Trade as cooperation, not exploitation

“Money has been created to be circulated,” he continued, but “when you start hoarding, you facilitate a destructive paradigm for yourself and your environment.” Today, he said, we face a choice of returning to that vision of trade as a form of cooperation, or continuing to view it “in a format of enmity, alienation and separation.” He compared the current “growth mania” of capitalist economies to the “logic of the cancer cell which has to grow to survive” yet destroys the body in that process.

Rastafari panelist, Dr Jahlani Niaah, a lecturer at the Institute for Caribbean Studies in the University of the West Indies, picked up the themes of financial exploitation in the context of the COVID-19 pandemic, “with money being one of the carriers of the virus.” He spoke of the origins of Rastafarianism which emerged in the 20th century “to channel and facilitate post-colonial transformation of peoples dehumanized by the combined oppression of church and state.”

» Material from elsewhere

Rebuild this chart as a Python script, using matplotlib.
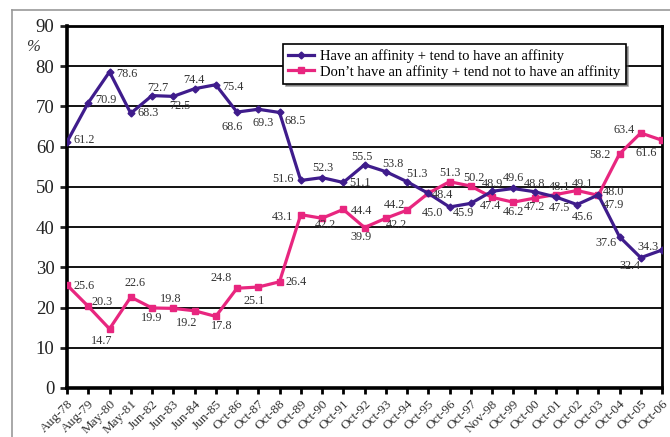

Solidarity with the most vulnerable is a must, but systemic change is even more urgent in the light of the Covid-19 pandemic.
LWF’s Program Executive for Public Theology and Interreligious Relations, Rev. Dr Sivin Kit

Pointing to the “dissonance between knowledge and a willingness to undertake appropriate action,” Niaah stressed the need for reparations to resolve contemporary problems of racism, poverty, conflict and social inequalities. He denounced the way that loans are given and “interest used to shore up capitalist economies,” noting that the developing world “has never had a Marshall Plan where America provided funds to Europe” to rebuild and retain its respectability.

Reflecting on the webinar, LWF moderator Sivin Kit said: ”I believe we have been thoroughly challenged to look critically at the relationship between own faiths and the negative impact of the current financial system on the poor. We are invited to hear the cry of all who are enslaved by debt.” He concluded: “Solidarity with the most vulnerable is a must, but systemic change is even more urgent in the light of the Covid-19 pandemic.”